───── MATERIAL FOR THIS EXERCISE
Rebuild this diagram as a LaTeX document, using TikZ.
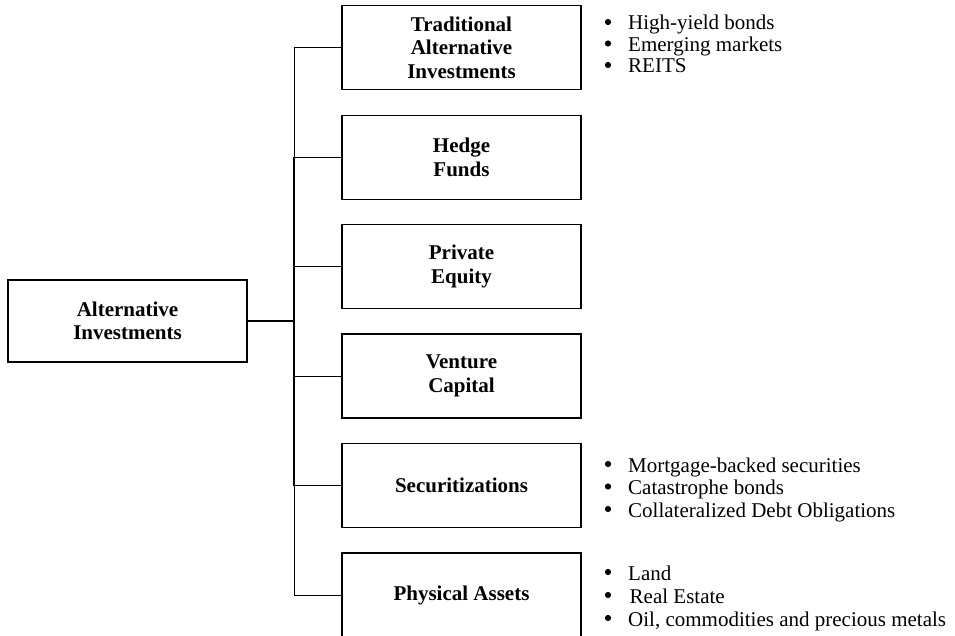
──────────
───── MATERIAL FOR THIS EXERCISE
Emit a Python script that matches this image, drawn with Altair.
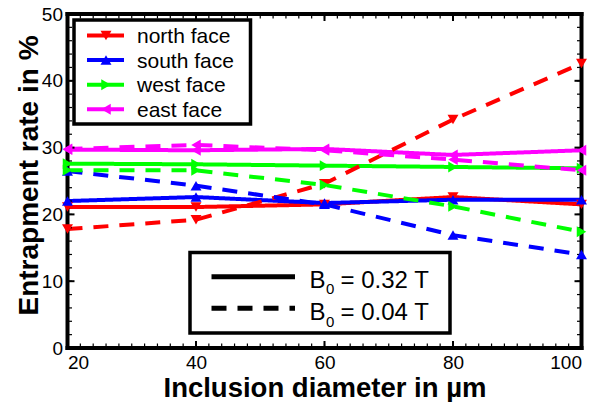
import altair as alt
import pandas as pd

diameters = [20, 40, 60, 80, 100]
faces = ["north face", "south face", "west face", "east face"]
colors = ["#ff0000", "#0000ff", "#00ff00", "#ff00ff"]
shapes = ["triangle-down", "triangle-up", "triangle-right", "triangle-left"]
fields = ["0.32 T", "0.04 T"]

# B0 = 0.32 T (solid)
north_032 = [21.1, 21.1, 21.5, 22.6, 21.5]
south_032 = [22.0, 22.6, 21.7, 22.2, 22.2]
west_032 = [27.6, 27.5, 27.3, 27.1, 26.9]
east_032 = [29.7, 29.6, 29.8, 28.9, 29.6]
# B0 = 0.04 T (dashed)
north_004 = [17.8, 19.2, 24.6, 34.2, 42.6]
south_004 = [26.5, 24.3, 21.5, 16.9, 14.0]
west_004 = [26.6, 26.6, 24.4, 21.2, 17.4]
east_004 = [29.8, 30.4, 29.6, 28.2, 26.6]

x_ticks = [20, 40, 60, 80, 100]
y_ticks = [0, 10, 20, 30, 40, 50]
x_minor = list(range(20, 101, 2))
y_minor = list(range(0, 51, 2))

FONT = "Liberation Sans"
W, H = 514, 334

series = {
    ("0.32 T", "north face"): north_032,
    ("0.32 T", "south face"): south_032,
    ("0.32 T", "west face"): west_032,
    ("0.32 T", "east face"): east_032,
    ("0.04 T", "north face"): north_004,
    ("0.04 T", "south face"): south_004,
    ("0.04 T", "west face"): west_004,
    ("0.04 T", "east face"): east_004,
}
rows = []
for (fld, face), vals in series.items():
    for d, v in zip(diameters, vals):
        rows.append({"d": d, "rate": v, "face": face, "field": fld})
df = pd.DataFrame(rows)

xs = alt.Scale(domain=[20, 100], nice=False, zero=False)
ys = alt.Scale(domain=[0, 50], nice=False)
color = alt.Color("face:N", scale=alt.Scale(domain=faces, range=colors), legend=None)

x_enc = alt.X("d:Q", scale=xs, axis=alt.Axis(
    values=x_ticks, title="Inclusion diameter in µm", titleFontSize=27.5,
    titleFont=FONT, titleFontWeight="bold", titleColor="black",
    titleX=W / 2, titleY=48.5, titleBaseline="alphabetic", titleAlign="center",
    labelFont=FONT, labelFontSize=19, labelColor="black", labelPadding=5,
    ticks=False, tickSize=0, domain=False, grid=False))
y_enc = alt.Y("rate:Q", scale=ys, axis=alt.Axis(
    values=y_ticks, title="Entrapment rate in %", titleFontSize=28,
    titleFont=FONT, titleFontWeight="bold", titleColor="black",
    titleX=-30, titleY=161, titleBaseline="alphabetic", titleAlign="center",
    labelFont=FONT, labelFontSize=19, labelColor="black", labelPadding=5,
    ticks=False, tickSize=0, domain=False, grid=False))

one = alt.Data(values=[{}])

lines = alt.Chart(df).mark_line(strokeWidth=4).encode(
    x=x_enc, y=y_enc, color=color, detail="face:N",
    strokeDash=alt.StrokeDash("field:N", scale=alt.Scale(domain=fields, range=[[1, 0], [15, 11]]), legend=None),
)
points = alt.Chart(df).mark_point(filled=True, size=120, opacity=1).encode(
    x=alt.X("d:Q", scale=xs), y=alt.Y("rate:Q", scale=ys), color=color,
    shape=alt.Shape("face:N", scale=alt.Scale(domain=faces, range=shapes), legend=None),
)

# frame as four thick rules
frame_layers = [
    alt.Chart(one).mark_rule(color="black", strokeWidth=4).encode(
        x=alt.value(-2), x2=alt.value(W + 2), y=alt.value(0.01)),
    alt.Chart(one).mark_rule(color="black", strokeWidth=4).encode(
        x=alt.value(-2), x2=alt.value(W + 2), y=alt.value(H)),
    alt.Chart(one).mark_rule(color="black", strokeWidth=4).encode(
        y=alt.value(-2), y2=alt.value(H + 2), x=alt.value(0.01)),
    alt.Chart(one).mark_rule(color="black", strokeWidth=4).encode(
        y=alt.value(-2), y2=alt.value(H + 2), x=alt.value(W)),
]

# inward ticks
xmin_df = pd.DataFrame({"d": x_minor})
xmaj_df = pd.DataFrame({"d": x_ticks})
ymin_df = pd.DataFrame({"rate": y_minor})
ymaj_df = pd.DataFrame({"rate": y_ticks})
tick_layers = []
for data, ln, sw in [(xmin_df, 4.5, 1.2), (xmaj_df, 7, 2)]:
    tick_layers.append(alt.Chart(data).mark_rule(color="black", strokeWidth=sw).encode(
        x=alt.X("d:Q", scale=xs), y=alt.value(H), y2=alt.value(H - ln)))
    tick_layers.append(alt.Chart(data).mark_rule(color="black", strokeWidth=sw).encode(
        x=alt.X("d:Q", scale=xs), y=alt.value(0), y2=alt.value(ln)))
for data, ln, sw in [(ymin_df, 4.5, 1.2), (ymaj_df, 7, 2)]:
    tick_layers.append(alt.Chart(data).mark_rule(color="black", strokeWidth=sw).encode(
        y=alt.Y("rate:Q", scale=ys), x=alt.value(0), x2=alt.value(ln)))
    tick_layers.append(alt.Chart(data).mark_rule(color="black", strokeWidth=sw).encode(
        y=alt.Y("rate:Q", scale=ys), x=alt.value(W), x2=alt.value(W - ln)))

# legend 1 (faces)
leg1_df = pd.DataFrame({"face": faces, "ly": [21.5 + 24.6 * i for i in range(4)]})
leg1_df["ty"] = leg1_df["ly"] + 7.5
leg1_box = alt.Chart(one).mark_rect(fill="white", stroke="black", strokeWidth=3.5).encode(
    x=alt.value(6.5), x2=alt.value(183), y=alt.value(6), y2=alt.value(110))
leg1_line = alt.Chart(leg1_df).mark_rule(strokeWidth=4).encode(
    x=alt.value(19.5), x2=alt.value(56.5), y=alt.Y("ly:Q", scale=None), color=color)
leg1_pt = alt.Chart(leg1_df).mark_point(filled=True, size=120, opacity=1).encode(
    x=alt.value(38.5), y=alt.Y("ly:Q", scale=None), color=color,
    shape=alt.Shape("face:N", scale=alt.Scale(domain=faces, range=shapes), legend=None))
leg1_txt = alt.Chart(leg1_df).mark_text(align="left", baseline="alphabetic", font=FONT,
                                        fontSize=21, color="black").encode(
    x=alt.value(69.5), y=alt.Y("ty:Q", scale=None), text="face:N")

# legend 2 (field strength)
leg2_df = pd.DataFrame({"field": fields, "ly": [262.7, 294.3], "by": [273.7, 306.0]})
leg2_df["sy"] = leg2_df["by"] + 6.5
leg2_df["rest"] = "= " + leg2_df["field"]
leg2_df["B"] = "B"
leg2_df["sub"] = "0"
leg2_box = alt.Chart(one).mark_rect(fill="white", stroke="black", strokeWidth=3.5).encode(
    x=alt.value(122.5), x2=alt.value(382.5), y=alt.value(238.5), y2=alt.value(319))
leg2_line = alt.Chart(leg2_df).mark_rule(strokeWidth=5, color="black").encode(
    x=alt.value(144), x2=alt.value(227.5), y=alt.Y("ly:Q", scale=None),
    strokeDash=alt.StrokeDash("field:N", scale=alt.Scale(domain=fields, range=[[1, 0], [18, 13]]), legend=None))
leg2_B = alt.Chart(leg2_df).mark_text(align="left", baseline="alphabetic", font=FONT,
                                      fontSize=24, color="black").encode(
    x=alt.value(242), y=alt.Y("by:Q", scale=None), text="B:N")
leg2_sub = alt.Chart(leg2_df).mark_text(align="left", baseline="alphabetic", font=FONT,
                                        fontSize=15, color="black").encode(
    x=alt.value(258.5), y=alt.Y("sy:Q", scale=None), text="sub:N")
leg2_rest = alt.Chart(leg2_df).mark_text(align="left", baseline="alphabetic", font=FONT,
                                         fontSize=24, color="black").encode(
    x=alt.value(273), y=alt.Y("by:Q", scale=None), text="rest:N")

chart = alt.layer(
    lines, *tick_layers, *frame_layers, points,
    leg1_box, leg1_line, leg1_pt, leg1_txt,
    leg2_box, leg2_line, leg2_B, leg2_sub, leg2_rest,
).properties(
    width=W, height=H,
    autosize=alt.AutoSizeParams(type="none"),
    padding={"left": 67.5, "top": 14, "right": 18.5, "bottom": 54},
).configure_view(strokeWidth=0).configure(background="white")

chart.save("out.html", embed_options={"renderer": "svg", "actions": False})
──────────
- [TASK TO CARRY OUT] Word for word, repeat the lines above from the one with "Emit a Python" through the one with "import pandas as pd", and nothing beyond them. Omit the pictures.

- [WRITTEN ANSWER]
Emit a Python script that matches this image, drawn with Altair.
import altair as alt
import pandas as pd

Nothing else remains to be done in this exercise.